Not That Kind of Girl: A Young Woman Tells You What She's "Learned"

In terms of packing, all you need is clean underwear and a loaf of bread.

 

If you were running away from your city house, it’d be easy. You’d just go to the lobby and sit underneath the row of mailboxes. Remember when your hairless cat took the elevator down all on his own and hid inside the slot where Victor Carnuccio’s packages go? That was so funny.

 

If you were scared in the lobby, watching lower Broadway pass, you wouldn’t need to be. Your mother would come down soon enough and cotton to your demands.

 

But you’re at your country house so it’s a little bit harder. A good place to hide might be: out back, behind Art’s trailer. You could also go around the side of the old church, but it smells damp and is at least a quarter of a mile farther, and you hate walking.

 

A nice person to bring with you, should you want a companion, would be your neighbor Joseph Cranbrook. He is a good kid, even though he acts crazy sometimes. (Like when he ripped your screen door off the hinges because you wouldn’t come out to play with him.
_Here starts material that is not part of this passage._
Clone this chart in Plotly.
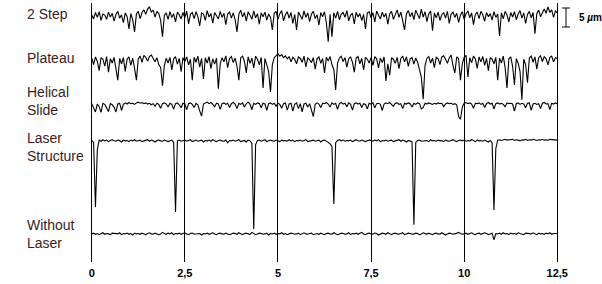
import plotly.graph_objects as go

# ---------------- data (µm, relative to each profile's baseline) ----------------
X_STEP = 0.05  # mm between samples

two_step = [
    0.3,-0.8,0.9,-0.4,1.1,-1.2,0.5,0.2,-0.9,1.0,-0.3,0.7,-1.4,0.4,1.2,-0.6,0.3,-1.8,0.8,-0.2,-3.4,0.6,-1.0,-4.2,0.5,
    1.2,-0.7,0.9,1.6,0.4,1.8,2.4,1.0,1.5,-0.3,1.2,0.6,-1.1,-5.5,0.2,0.8,-0.9,1.1,-0.4,0.6,-1.6,1.0,0.3,-0.8,0.9,
    -0.5,1.3,-2.1,0.4,0.9,-0.7,1.1,-0.2,-2.6,0.8,0.5,-1.2,1.4,-0.3,0.6,-1.9,0.9,0.2,-0.8,1.2,-0.4,0.7,-2.3,0.5,1.0,
    -0.6,0.8,-1.0,-4.2,0.4,1.5,-0.3,0.9,-1.4,1.1,0.2,-0.9,1.3,-0.5,0.6,-2.2,0.8,-0.2,1.0,-1.1,0.5,-0.4,-3.7,0.7,1.2,
    -0.8,0.6,1.4,-1.3,0.3,1.1,-0.6,0.9,-2.0,0.4,-3.7,1.0,0.2,-0.9,1.3,-0.4,0.8,-1.5,0.5,1.2,-0.7,0.3,-2.4,0.9,-0.2,
    1.1,-1.8,-6.8,0.4,-5.5,0.8,-0.6,1.2,-1.0,0.5,0.9,-0.4,1.4,-1.3,0.2,0.7,-2.1,1.0,-0.3,0.6,-1.2,0.4,-3.4,0.8,1.1,
    -0.5,0.9,-1.6,1.3,0.2,-0.8,1.0,-0.3,0.7,-2.2,0.5,1.2,-0.9,0.3,1.6,-0.4,1.0,-1.3,-3.7,0.6,1.4,-0.2,0.9,-1.0,1.5,
    0.4,-0.7,1.8,-0.3,1.1,-1.5,0.6,1.3,-3.9,0.8,-0.5,1.0,-1.2,0.3,0.9,-0.6,1.2,-2.0,0.5,1.0,-0.4,0.7,-1.7,0.2,1.1,
    -0.9,0.6,1.3,-0.5,0.8,-2.3,0.4,1.0,-0.7,1.2,0.3,-1.4,0.9,-0.2,0.6,-1.1,1.1,-0.4,0.5,-5.3,0.8,-0.8,1.2,0.2,-1.6,
    0.9,-0.3,1.1,-1.0,0.5,1.4,-0.6,0.8,-2.0,0.4,1.2,-0.5,0.9,-4.7,0.6,1.5,-0.2,1.0,1.8,0.7,2.4,0.9,1.6,-0.4,1.3,
    0.8,
]

plateau = [
    0.5,-1.2,0.8,-0.4,-2.8,0.6,0.2,-1.6,0.9,-3.2,0.3,-0.8,0.7,-2.4,-5.3,0.4,-1.0,0.6,-3.0,0.2,0.8,-1.4,0.5,-2.2,-5.3,
    0.3,1.0,-0.6,1.2,0.7,-0.3,0.9,1.3,0.4,-0.5,0.6,-1.2,-2.0,-6.8,-1.5,0.5,-0.8,0.7,-2.6,0.3,0.9,-1.1,0.4,-3.1,0.6,
    -0.4,0.8,-1.3,0.2,-5.3,0.7,-0.6,1.0,-1.9,0.4,-5.0,0.6,-0.8,0.9,-2.3,0.3,-1.1,0.5,-7.6,-1.0,0.6,-0.5,1.1,-2.0,0.4,
    0.9,-0.7,0.5,-1.6,-5.3,0.6,1.0,-0.4,-3.4,0.8,-0.9,0.5,-2.1,1.0,0.2,-1.3,0.7,-7.4,0.4,-1.5,-3.0,-8.4,-1.2,0.6,1.2,
    1.6,1.0,1.4,0.6,1.1,0.3,0.9,-0.5,0.7,0.2,-1.0,0.8,0.4,-0.6,1.0,-1.8,0.5,0.1,-0.7,0.6,-2.4,0.3,0.8,-0.9,0.4,
    -3.4,0.7,-0.3,0.9,-1.2,-2.5,-7.9,-0.8,0.5,1.0,-0.4,0.6,-1.9,0.3,0.8,-0.6,-3.2,0.5,0.9,-1.0,0.4,-2.6,0.7,0.2,-0.8,
    0.6,-1.4,0.9,0.3,-2.1,0.5,-0.7,0.8,-5.5,-1.0,-4.0,0.6,0.2,-0.9,0.7,-2.3,0.4,1.0,-0.5,0.8,-1.7,0.3,0.6,-1.1,0.5,
    -0.6,-2.9,-4.5,-10.3,-1.4,0.4,0.9,-0.8,0.5,-2.0,0.7,0.3,-1.2,0.8,1.1,0.2,-0.9,0.6,1.3,-1.5,-3.4,0.8,0.4,-5.3,-1.0,
    0.7,1.2,-4.5,0.6,-0.7,1.0,0.3,-2.2,0.8,-0.5,0.9,-1.4,0.4,-2.8,0.6,0.2,-1.0,0.7,-5.3,0.5,-0.8,1.0,-2.0,-7.4,0.3,
    0.8,-1.6,-6.6,0.4,-0.9,-3.0,-10.5,0.2,-1.2,-6.0,0.5,1.0,-0.6,0.8,-2.4,0.6,1.1,-0.4,0.9,0.3,-1.3,0.7,1.0,-0.5,0.6,
    0.4,
]

helical_slide = [
    0.4,-0.6,-1.8,0.3,-0.4,-1.9,0.5,0.2,-0.8,-1.7,0.4,0.1,-0.5,-1.8,0.3,0.5,-1.4,0.2,0.6,0.3,0.7,0.4,0.5,0.2,0.6,
    0.8,0.5,0.7,0.4,0.6,0.3,0.5,0.1,0.4,-0.3,0.5,0.2,-0.8,0.4,0.6,0.3,-0.5,0.5,0.2,-1.0,0.4,0.6,0.1,-0.7,0.5,
    0.3,-1.2,0.4,0.6,0.2,-0.6,0.5,0.1,-1.5,-2.9,0.3,0.6,0.8,0.4,0.7,0.2,-0.4,0.5,0.3,-1.1,0.4,0.6,0.2,0.5,-0.6,
    0.4,0.7,0.3,-0.9,0.5,0.2,0.6,-0.5,0.4,0.8,0.3,-1.2,0.5,0.2,0.6,0.4,-0.7,0.5,0.3,-1.4,0.4,0.6,0.2,0.5,-0.3,
    0.5,0.2,-0.8,0.4,0.6,-1.3,0.3,0.5,-1.6,0.2,0.6,-0.9,0.4,-1.8,0.3,0.5,-0.5,0.4,-1.5,-3.0,0.2,0.6,0.3,-0.6,0.5,
    0.4,0.7,0.3,-0.5,0.6,0.2,0.5,-1.1,0.4,0.7,0.3,0.5,-0.4,0.6,0.2,-1.3,0.4,0.6,0.3,0.5,-0.6,0.4,0.2,-1.0,0.5,
    0.3,0.6,-0.7,0.4,0.5,0.2,-1.4,0.3,0.6,0.4,0.7,0.3,-0.3,0.5,0.6,0.2,0.4,-0.9,0.5,0.3,0.6,0.4,-0.5,0.5,0.2,
    0.6,0.4,-1.0,-0.6,0.5,0.3,0.6,0.4,0.2,0.5,0.3,0.6,0.4,0.5,-0.4,0.3,0.6,0.4,0.5,0.2,0.4,0.1,-3.0,-3.7,-0.5,
    0.5,0.7,0.4,0.6,0.3,-0.8,0.5,0.4,0.6,0.2,0.5,-0.6,0.4,0.7,0.3,0.5,-1.0,0.4,0.6,0.3,0.5,0.2,-0.4,0.6,0.4,
    0.5,0.3,-1.6,0.4,0.6,0.2,0.5,0.3,-0.7,0.5,0.6,-1.4,0.3,0.5,0.2,0.4,-0.9,0.5,0.7,0.3,0.4,-1.2,0.5,0.3,0.6,
    0.4,
]

laser_structure = [
    0.1,-0.4,-17.4,-2.4,0.2,-0.1,0.3,0.0,0.2,-0.2,0.1,0.3,0.0,-0.1,0.2,0.1,-0.3,0.2,0.0,0.1,-0.2,0.2,0.0,0.3,-0.1,
    0.1,0.2,-0.2,0.0,0.1,0.3,-0.1,0.2,0.0,-0.3,0.1,0.2,0.0,-0.1,0.2,0.1,-0.2,0.0,0.2,-0.4,-18.7,0.0,0.2,-0.1,0.1,
    0.2,-0.1,0.0,0.3,-0.2,0.1,0.2,-0.1,0.0,0.2,-0.3,0.1,0.0,0.2,-0.1,0.3,0.0,-0.2,0.1,0.2,0.0,-0.1,0.2,-0.5,0.1,
    0.0,0.2,-0.1,0.1,0.3,-0.2,0.0,0.1,-0.3,0.2,0.0,-0.6,-23.2,-1.0,0.1,0.2,-0.1,0.0,0.3,-0.2,0.1,0.2,0.0,-0.1,0.2,
    0.1,-0.2,0.2,0.0,0.1,-0.1,0.3,0.0,0.2,-0.2,0.1,0.0,0.2,-0.1,0.1,0.3,-0.2,0.0,0.1,0.2,-0.1,0.0,0.2,-0.3,0.1,
    0.2,0.0,-0.4,-0.8,-1.5,-16.6,-0.5,0.1,0.3,0.0,0.2,-0.1,0.1,0.0,0.2,-0.2,0.1,0.3,0.0,-0.1,0.2,0.1,-0.2,0.0,0.2,
    0.1,-0.1,0.2,0.0,0.3,-0.2,0.1,0.0,0.2,-0.1,0.1,0.2,-0.2,0.0,0.1,0.3,-0.1,0.2,0.0,-0.3,0.1,0.0,-0.2,-22.1,-0.4,
    0.1,0.2,-0.1,0.0,0.2,0.1,-0.2,0.3,0.0,0.1,-0.1,0.2,0.0,0.1,-0.2,0.2,0.0,-0.1,0.1,0.3,0.0,-0.2,0.1,0.2,0.0,
    0.2,-0.1,0.1,0.0,0.3,0.1,-0.2,0.2,0.0,0.1,-0.1,0.2,0.0,-0.3,0.1,-0.5,-18.2,-2.0,0.2,0.3,0.1,0.2,0.4,0.2,0.3,
    0.2,0.4,0.1,0.3,0.2,0.0,0.3,0.2,0.4,0.1,0.3,0.2,0.4,0.3,0.1,0.3,0.2,0.4,0.2,0.3,0.1,0.4,0.3,0.2,0.3,
    0.2,
]

without_laser = [
    0.0,0.2,-0.1,0.1,-0.2,0.0,0.3,-0.1,0.1,0.0,-0.2,0.2,0.1,-0.1,0.0,0.3,-0.2,0.1,0.0,0.2,-0.1,0.1,-0.3,0.2,0.0,
    0.1,-0.1,0.2,0.0,-0.2,0.1,0.3,0.0,-0.1,0.2,0.1,-0.2,0.0,0.4,0.1,-0.1,0.2,0.0,0.3,-0.2,0.1,0.0,0.2,-0.1,0.1,
    0.3,0.0,-0.2,0.1,0.2,-0.1,0.0,0.2,0.1,-0.3,0.1,0.0,0.2,-0.1,0.1,0.3,0.0,-0.2,0.1,0.2,0.0,-0.1,0.2,0.1,-0.2,
    0.0,0.2,0.1,-0.1,0.3,0.0,-0.2,0.1,0.2,0.0,-0.1,0.4,0.1,-0.2,0.0,0.2,0.1,-0.1,0.0,0.2,-0.3,0.1,0.0,0.2,-0.1,
    0.1,0.0,0.3,-0.1,0.1,-0.2,0.0,0.2,0.1,-0.1,0.0,0.2,-0.2,0.1,0.3,0.0,-0.1,0.1,0.2,-0.2,0.0,0.1,-0.1,0.2,0.0,
    -0.2,0.1,0.2,0.0,-0.1,0.3,0.1,-0.2,0.0,0.2,0.1,-0.1,0.0,0.3,-0.2,0.1,0.0,0.2,-0.1,0.1,0.4,0.0,-0.2,0.1,0.2,
    0.0,-0.1,0.2,0.1,-0.3,0.0,0.2,0.1,-0.1,0.3,0.0,-0.2,0.1,0.2,0.0,-0.1,0.1,0.3,-0.2,0.0,0.2,0.1,-0.1,0.0,0.2,
    0.1,-0.2,0.0,0.3,0.1,-0.1,0.2,0.0,-0.2,0.1,0.2,0.0,-0.1,0.3,0.1,-0.3,0.0,0.2,0.1,-0.1,0.0,0.2,0.4,0.1,-0.1,
    0.0,0.2,-0.1,0.1,0.3,0.0,-0.2,0.1,0.2,-0.1,0.0,0.3,0.1,-0.2,0.0,0.2,-1.6,0.1,0.0,0.2,-0.1,0.3,0.0,0.1,-0.2,
    0.2,0.0,0.1,-0.1,0.3,0.1,0.0,-0.2,0.2,0.1,-0.1,0.0,0.3,0.1,-0.2,0.2,0.0,0.1,-0.1,0.2,0.0,0.3,-0.1,0.1,0.0,
    0.1,
]

profile_names = ["2 Step", "Plateau", "Helical<br>Slide", "Laser<br>Structure", "Without<br>Laser"]
profiles = [two_step, plateau, helical_slide, laser_structure, without_laser]

tick_vals = [0, 2.5, 5, 7.5, 10, 12.5]
tick_text = ["0", "2,5", "5", "7,5", "10", "12,5"]

# ---------------- layout constants ----------------
Y_MAX = 68.2
baselines = [64.8, 53.2, 41.3, 31.9, 7.4]      # vertical offset of each profile (µm)
label_y = [65.3, 53.7, 42.3, 30.2, 7.5]
LABEL_COLOR = "#3a1c1c"

fig = go.Figure()
for vals, base in zip(profiles, baselines):
    xs = [i * X_STEP for i in range(len(vals))]
    fig.add_trace(go.Scatter(
        x=xs, y=[base + v for v in vals], mode="lines",
        line=dict(color="black", width=1.1), hoverinfo="skip", showlegend=False,
    ))

for name, ly in zip(profile_names, label_y):
    fig.add_annotation(
        text=name, x=-0.1332, xref="paper", y=ly, yref="y",
        xanchor="left", yanchor="middle", align="left", showarrow=False,
        font=dict(family="Liberation Sans, Arial", size=14, color=LABEL_COLOR),
    )

# 5 µm scale bar
bar_top, bar_bot = Y_MAX - 5 / 3.8, Y_MAX - 5 / 3.8 - 5
for shp in [
    dict(x0=1.0106, x1=1.0106, y0=bar_bot, y1=bar_top),
    dict(x0=1.0021, x1=1.0190, y0=bar_top, y1=bar_top),
    dict(x0=1.0021, x1=1.0190, y0=bar_bot, y1=bar_bot),
]:
    fig.add_shape(type="line", xref="paper", yref="y", line=dict(color="black", width=1), **shp)
fig.add_annotation(
    text="<b>5 <i>µ</i>m</b>", x=1.034, xref="paper", y=(bar_top + bar_bot) / 2, yref="y",
    xanchor="left", yanchor="middle", showarrow=False,
    font=dict(family="Liberation Sans, Arial", size=10, color="black"),
)

fig.update_layout(
    width=602, height=284,
    margin=dict(l=88, r=41, t=3, b=22),
    paper_bgcolor="white", plot_bgcolor="white",
    xaxis=dict(
        range=[-0.1, 12.6], tickvals=tick_vals, ticktext=[f"<b>{t}</b>" for t in tick_text],
        showgrid=True, gridcolor="black", gridwidth=1, zeroline=False, showline=False,
        ticks="", ticklabelstandoff=3,
        tickfont=dict(family="Liberation Sans, Arial", size=11, color="black"),
    ),
    yaxis=dict(range=[0, Y_MAX], visible=False, showgrid=False, zeroline=False),
)

fig.write_html("out.html")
Your dad talked to him like he was an adult who had made a mistake, which is how he always talks to kids and which is part of why you are running away.) Joseph may be chubby and sloppy now, his face always covered in barbecue sauce and his only virtues being that he owns a dinghy and had the idea to dress as a gorilla in suspenders for Halloween, but be forewarned that, ten years from now, he will still be short, but he will also be ripped, and he will join the air force as an outlet for his rage and you will run into him on Crosby Street your freshman year of college and he will be the first person you give a blow job to. You won’t finish, just administer one horrified lick, and he won’t talk to you again. He will turn out to be “engaged” to a girl name Ellie who is a good foot taller than he and lives in South Carolina. Something called Facebook will be invented where you can learn all of this.

 

When you run away, the point is not to escape. You aren’t actually trying to disappear. You just want to attract your mother. The great fantasy is that she’s somewhere, watching, like the mother in Runaway Bunny who becomes the tree, then becomes the lake, then becomes the moon. Your mother becomes the mini backpack and becomes the loaf of bread and becomes the bed with the Devon Sawa poster above it where you go to sulk after it’s all over. She knows. She knows.

 

And eventually she comes and you get the kind of attention you’ve been asking for when you hang around watching her talk on the cordless and flip through the J. Crew catalog circling things with a ballpoint pen. She says she understands, that once when she was your age she hid in a garbage can for an hour, but no one came for her except her father’s dental nurse.

 

Later in the summer your grandfather dies, and you’re secretly glad. You have a place to put all your sorrow now, one that people will understand. You ride your sister’s tricycle back and forth on the porch, loving the sound it makes as it scrapes the lead paint from the floor. Your parents don’t believe you that it’s lead paint so you ask them to drive you to the hardware store, where you purchase a small kit to test it with. The kit contains a small tube, like a lipstick, with a spongy white tip that you drag across the area you suspect of being toxic. Then you wait, and if there’s lead in the paint the white will turn bright red. The test results come up negative, just gray from the dirt of the porch floor, and you are disappointed.

 

 

 

 

 

A GUIDE TO RUNNING AWAY FOR TWENTY-SEVEN-YEAR-OLD WOMEN

 

None of your neighbors know you, so none of them would care. They are all over eighty-five, and they don’t have HBO. You could hurl yourself down the garbage chute and be found six days later, bleeding out into a pile of adult diapers, and it wouldn’t elicit more than a “Huh?” followed by a co-op meeting on how to handle disposing of the body.

 

If you don’t call your parents for a day, they assume you’re busy at work, helping a friend recover from a minor medical procedure, or fucking your boyfriend for seventeen hours straight. An hour squatting behind a religious structure won’t cut it anymore when it comes to getting their attention.